------ Task material ------

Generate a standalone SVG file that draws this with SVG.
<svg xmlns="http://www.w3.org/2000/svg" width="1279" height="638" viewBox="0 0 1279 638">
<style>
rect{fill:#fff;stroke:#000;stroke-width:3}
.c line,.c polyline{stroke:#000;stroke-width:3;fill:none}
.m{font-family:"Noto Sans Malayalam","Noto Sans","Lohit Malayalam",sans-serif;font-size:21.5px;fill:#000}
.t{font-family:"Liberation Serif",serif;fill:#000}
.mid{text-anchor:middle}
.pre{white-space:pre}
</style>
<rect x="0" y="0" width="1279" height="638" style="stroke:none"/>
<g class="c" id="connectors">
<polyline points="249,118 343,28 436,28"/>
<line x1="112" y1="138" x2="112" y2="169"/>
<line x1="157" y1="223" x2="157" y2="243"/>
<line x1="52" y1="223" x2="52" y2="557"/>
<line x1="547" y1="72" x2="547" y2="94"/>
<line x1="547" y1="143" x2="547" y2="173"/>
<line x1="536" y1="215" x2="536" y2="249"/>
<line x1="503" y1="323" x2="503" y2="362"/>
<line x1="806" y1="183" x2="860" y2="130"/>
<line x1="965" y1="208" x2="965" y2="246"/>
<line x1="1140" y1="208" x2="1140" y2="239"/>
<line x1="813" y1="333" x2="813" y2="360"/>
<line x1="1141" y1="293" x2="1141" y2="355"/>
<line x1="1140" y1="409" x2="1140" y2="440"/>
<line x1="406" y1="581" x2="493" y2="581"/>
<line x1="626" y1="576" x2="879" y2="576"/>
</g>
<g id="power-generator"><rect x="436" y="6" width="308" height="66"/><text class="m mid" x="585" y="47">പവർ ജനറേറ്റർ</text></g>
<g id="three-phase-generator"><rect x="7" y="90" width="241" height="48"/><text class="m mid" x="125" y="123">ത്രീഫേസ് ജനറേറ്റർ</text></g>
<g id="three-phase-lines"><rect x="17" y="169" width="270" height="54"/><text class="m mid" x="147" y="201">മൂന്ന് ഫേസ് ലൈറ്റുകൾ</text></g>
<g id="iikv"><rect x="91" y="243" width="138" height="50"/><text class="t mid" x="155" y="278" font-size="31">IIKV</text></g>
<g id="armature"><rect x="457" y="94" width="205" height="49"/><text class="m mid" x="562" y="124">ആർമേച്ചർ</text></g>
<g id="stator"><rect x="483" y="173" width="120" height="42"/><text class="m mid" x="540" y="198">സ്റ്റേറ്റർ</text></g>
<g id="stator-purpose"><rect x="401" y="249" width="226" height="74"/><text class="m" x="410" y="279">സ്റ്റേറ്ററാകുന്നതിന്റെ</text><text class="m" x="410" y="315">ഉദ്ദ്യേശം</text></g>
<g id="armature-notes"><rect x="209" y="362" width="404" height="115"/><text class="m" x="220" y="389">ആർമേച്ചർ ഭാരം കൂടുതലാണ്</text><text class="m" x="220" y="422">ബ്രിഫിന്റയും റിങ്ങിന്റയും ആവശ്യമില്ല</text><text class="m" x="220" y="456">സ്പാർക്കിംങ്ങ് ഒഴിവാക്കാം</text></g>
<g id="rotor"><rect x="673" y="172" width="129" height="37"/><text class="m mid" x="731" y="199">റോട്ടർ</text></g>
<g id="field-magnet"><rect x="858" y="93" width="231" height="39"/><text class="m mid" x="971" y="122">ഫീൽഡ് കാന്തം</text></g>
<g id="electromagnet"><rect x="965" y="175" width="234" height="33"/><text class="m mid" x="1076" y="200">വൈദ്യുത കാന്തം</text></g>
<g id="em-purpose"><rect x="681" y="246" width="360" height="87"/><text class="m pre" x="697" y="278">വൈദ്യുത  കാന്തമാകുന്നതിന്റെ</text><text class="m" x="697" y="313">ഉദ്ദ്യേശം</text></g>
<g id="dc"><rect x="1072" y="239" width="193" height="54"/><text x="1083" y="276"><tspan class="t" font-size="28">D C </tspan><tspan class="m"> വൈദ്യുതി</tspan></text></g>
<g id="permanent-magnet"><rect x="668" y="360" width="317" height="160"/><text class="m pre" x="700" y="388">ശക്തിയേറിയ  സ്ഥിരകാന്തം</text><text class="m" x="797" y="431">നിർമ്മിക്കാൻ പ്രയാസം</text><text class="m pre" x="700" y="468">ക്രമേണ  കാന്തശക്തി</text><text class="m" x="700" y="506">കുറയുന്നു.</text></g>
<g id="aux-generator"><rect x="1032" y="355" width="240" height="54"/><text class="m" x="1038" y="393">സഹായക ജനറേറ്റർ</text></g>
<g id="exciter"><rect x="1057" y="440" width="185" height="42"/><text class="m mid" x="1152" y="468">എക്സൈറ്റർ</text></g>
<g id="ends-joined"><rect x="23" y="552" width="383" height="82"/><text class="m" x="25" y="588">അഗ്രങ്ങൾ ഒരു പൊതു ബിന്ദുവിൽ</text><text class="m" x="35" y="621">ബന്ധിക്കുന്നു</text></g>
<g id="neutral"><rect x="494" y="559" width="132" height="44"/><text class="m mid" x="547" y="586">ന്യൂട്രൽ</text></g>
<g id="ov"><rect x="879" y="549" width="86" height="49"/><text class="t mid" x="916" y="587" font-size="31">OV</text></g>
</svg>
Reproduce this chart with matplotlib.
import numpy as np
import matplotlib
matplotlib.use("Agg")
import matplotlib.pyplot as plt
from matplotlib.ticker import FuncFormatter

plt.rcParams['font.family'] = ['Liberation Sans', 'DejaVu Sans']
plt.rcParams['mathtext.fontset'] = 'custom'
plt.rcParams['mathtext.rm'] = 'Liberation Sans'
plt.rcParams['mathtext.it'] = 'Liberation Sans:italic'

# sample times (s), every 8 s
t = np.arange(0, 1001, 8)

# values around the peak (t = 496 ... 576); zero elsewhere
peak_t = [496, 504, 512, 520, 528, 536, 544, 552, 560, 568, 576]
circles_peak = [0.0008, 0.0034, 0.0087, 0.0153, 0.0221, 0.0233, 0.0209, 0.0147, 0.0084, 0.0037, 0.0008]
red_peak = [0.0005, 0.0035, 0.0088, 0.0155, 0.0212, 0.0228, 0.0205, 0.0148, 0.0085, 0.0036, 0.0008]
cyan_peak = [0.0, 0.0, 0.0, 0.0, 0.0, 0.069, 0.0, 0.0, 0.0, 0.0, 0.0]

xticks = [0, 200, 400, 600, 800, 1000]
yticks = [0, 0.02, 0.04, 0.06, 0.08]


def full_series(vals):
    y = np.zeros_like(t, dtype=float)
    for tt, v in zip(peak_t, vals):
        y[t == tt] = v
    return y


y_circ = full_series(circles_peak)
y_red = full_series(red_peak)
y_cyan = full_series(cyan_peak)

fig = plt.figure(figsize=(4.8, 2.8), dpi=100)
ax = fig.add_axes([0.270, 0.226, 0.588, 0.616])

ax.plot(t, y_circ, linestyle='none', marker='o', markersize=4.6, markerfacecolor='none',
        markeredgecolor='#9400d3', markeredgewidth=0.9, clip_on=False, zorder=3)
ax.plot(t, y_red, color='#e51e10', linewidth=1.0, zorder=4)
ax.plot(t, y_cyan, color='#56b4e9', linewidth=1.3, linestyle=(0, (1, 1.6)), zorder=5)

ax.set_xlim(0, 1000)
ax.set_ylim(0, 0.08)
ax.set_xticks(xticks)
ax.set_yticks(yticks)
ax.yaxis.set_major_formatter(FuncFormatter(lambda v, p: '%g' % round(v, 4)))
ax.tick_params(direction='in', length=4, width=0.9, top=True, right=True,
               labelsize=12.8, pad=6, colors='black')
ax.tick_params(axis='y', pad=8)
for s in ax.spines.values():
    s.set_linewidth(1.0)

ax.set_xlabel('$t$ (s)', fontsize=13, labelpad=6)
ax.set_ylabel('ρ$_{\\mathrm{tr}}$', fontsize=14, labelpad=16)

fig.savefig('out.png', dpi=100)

------

■ **What to work on**
The lines to extract from the data above begin with the line containing "Reproduce this chart with matplotlib." and end with the line containing "yticks = [0, 0.02, 0.04, 0.06, 0.08]". Extract them exactly, including both.

■ **Reply**
Reproduce this chart with matplotlib.
import numpy as np
import matplotlib
matplotlib.use("Agg")
import matplotlib.pyplot as plt
from matplotlib.ticker import FuncFormatter

plt.rcParams['font.family'] = ['Liberation Sans', 'DejaVu Sans']
plt.rcParams['mathtext.fontset'] = 'custom'
plt.rcParams['mathtext.rm'] = 'Liberation Sans'
plt.rcParams['mathtext.it'] = 'Liberation Sans:italic'

# sample times (s), every 8 s
t = np.arange(0, 1001, 8)

# values around the peak (t = 496 ... 576); zero elsewhere
peak_t = [496, 504, 512, 520, 528, 536, 544, 552, 560, 568, 576]
circles_peak = [0.0008, 0.0034, 0.0087, 0.0153, 0.0221, 0.0233, 0.0209, 0.0147, 0.0084, 0.0037, 0.0008]
red_peak = [0.0005, 0.0035, 0.0088, 0.0155, 0.0212, 0.0228, 0.0205, 0.0148, 0.0085, 0.0036, 0.0008]
cyan_peak = [0.0, 0.0, 0.0, 0.0, 0.0, 0.069, 0.0, 0.0, 0.0, 0.0, 0.0]

xticks = [0, 200, 400, 600, 800, 1000]
yticks = [0, 0.02, 0.04, 0.06, 0.08]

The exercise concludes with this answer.